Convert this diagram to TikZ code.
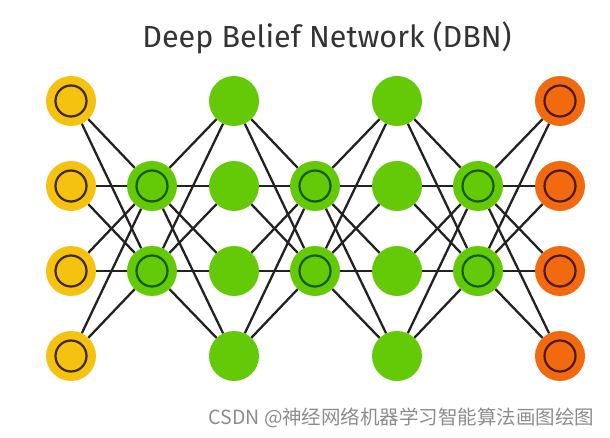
\documentclass[tikz,border=0pt]{standalone}
\usepackage{fontspec}
\setmainfont{Fira Sans}
\newfontfamily\cjk{Noto Sans CJK SC}
\definecolor{unityellow}{HTML}{F5C210}
\definecolor{unitgreen}{HTML}{64CA08}
\definecolor{unitorange}{HTML}{F26A10}
\definecolor{ringyellow}{HTML}{3A2A05}
\definecolor{ringgreen}{HTML}{165A05}
\definecolor{ringorange}{HTML}{4A1A05}
\definecolor{linkgray}{HTML}{222222}
\begin{document}
\begin{tikzpicture}[x=1pt,y=-1pt,
    unit/.style={circle, inner sep=0pt, minimum size=50pt},
    ringed/.style={unit, fill=unit#1, path picture={
        \draw[ring#1, line width=2.2pt] (path picture bounding box.center) circle (15.5pt);}},
    plain/.style={unit, fill=unitgreen},
    link/.style={every edge/.style={draw=linkgray, line width=2.3pt}}]
    \useasboundingbox (0,0) rectangle (610,438);

    \node (title) at (327,38) {\fontsize{30.5}{36}\selectfont\color{black!80}Deep Belief Network (DBN)};

    % visible layer
    \node (v1) [ringed=yellow] at (71,101) {};
    \node (v2) [ringed=yellow] at (71,186) {};
    \node (v3) [ringed=yellow] at (71,271) {};
    \node (v4) [ringed=yellow] at (71,356) {};

    \node (h1) [ringed=green] at (152,186) {};
    \node (h2) [ringed=green] at (152,271) {};

    \node (g1) [plain] at (234,101) {};
    \node (g2) [plain] at (234,186) {};
    \node (g3) [plain] at (234,271) {};
    \node (g4) [plain] at (234,356) {};

    \node (k1) [ringed=green] at (315,186) {};
    \node (k2) [ringed=green] at (315,271) {};

    \node (p1) [plain] at (397,101) {};
    \node (p2) [plain] at (397,186) {};
    \node (p3) [plain] at (397,271) {};
    \node (p4) [plain] at (397,356) {};

    \node (m1) [ringed=green] at (478,186) {};
    \node (m2) [ringed=green] at (478,271) {};

    % output layer
    \node (y1) [ringed=orange] at (560,101) {};
    \node (y2) [ringed=orange] at (560,186) {};
    \node (y3) [ringed=orange] at (560,271) {};
    \node (y4) [ringed=orange] at (560,356) {};

    \path[link] (v1) edge (h1) edge (h2);
    \path[link] (v2) edge (h1) edge (h2);
    \path[link] (v3) edge (h1) edge (h2);
    \path[link] (v4) edge (h1) edge (h2);

    \path[link] (g1) edge (h1) edge (h2) edge (k1) edge (k2);
    \path[link] (g2) edge (h1) edge (h2) edge (k1) edge (k2);
    \path[link] (g3) edge (h1) edge (h2) edge (k1) edge (k2);
    \path[link] (g4) edge (h1) edge (h2) edge (k1) edge (k2);

    \path[link] (p1) edge (k1) edge (k2) edge (m1) edge (m2);
    \path[link] (p2) edge (k1) edge (k2) edge (m1) edge (m2);
    \path[link] (p3) edge (k1) edge (k2) edge (m1) edge (m2);
    \path[link] (p4) edge (k1) edge (k2) edge (m1) edge (m2);

    \path[link] (y1) edge (m1) edge (m2);
    \path[link] (y2) edge (m1) edge (m2);
    \path[link] (y3) edge (m1) edge (m2);
    \path[link] (y4) edge (m1) edge (m2);

    \node (mark) [anchor=east] at (598,418) {\cjk\fontsize{19.5}{23}\selectfont\color{black!45}CSDN @神经网络机器学习智能算法画图绘图};
  \end{tikzpicture}
\end{document}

-*-

§ **Exercise**
Quote the full listing above word for word; exclude every picture from the copy.

§ **Problem solution**
Convert this diagram to TikZ code.
\documentclass[tikz,border=0pt]{standalone}
\usepackage{fontspec}
\setmainfont{Fira Sans}
\newfontfamily\cjk{Noto Sans CJK SC}
\definecolor{unityellow}{HTML}{F5C210}
\definecolor{unitgreen}{HTML}{64CA08}
\definecolor{unitorange}{HTML}{F26A10}
\definecolor{ringyellow}{HTML}{3A2A05}
\definecolor{ringgreen}{HTML}{165A05}
\definecolor{ringorange}{HTML}{4A1A05}
\definecolor{linkgray}{HTML}{222222}
\begin{document}
\begin{tikzpicture}[x=1pt,y=-1pt,
    unit/.style={circle, inner sep=0pt, minimum size=50pt},
    ringed/.style={unit, fill=unit#1, path picture={
        \draw[ring#1, line width=2.2pt] (path picture bounding box.center) circle (15.5pt);}},
    plain/.style={unit, fill=unitgreen},
    link/.style={every edge/.style={draw=linkgray, line width=2.3pt}}]
    \useasboundingbox (0,0) rectangle (610,438);

    \node (title) at (327,38) {\fontsize{30.5}{36}\selectfont\color{black!80}Deep Belief Network (DBN)};

    % visible layer
    \node (v1) [ringed=yellow] at (71,101) {};
    \node (v2) [ringed=yellow] at (71,186) {};
    \node (v3) [ringed=yellow] at (71,271) {};
    \node (v4) [ringed=yellow] at (71,356) {};

    \node (h1) [ringed=green] at (152,186) {};
    \node (h2) [ringed=green] at (152,271) {};

    \node (g1) [plain] at (234,101) {};
    \node (g2) [plain] at (234,186) {};
    \node (g3) [plain] at (234,271) {};
    \node (g4) [plain] at (234,356) {};

    \node (k1) [ringed=green] at (315,186) {};
    \node (k2) [ringed=green] at (315,271) {};

    \node (p1) [plain] at (397,101) {};
    \node (p2) [plain] at (397,186) {};
    \node (p3) [plain] at (397,271) {};
    \node (p4) [plain] at (397,356) {};

    \node (m1) [ringed=green] at (478,186) {};
    \node (m2) [ringed=green] at (478,271) {};

    % output layer
    \node (y1) [ringed=orange] at (560,101) {};
    \node (y2) [ringed=orange] at (560,186) {};
    \node (y3) [ringed=orange] at (560,271) {};
    \node (y4) [ringed=orange] at (560,356) {};

    \path[link] (v1) edge (h1) edge (h2);
    \path[link] (v2) edge (h1) edge (h2);
    \path[link] (v3) edge (h1) edge (h2);
    \path[link] (v4) edge (h1) edge (h2);

    \path[link] (g1) edge (h1) edge (h2) edge (k1) edge (k2);
    \path[link] (g2) edge (h1) edge (h2) edge (k1) edge (k2);
    \path[link] (g3) edge (h1) edge (h2) edge (k1) edge (k2);
    \path[link] (g4) edge (h1) edge (h2) edge (k1) edge (k2);

    \path[link] (p1) edge (k1) edge (k2) edge (m1) edge (m2);
    \path[link] (p2) edge (k1) edge (k2) edge (m1) edge (m2);
    \path[link] (p3) edge (k1) edge (k2) edge (m1) edge (m2);
    \path[link] (p4) edge (k1) edge (k2) edge (m1) edge (m2);

    \path[link] (y1) edge (m1) edge (m2);
    \path[link] (y2) edge (m1) edge (m2);
    \path[link] (y3) edge (m1) edge (m2);
    \path[link] (y4) edge (m1) edge (m2);

    \node (mark) [anchor=east] at (598,418) {\cjk\fontsize{19.5}{23}\selectfont\color{black!45}CSDN @神经网络机器学习智能算法画图绘图};
  \end{tikzpicture}
\end{document}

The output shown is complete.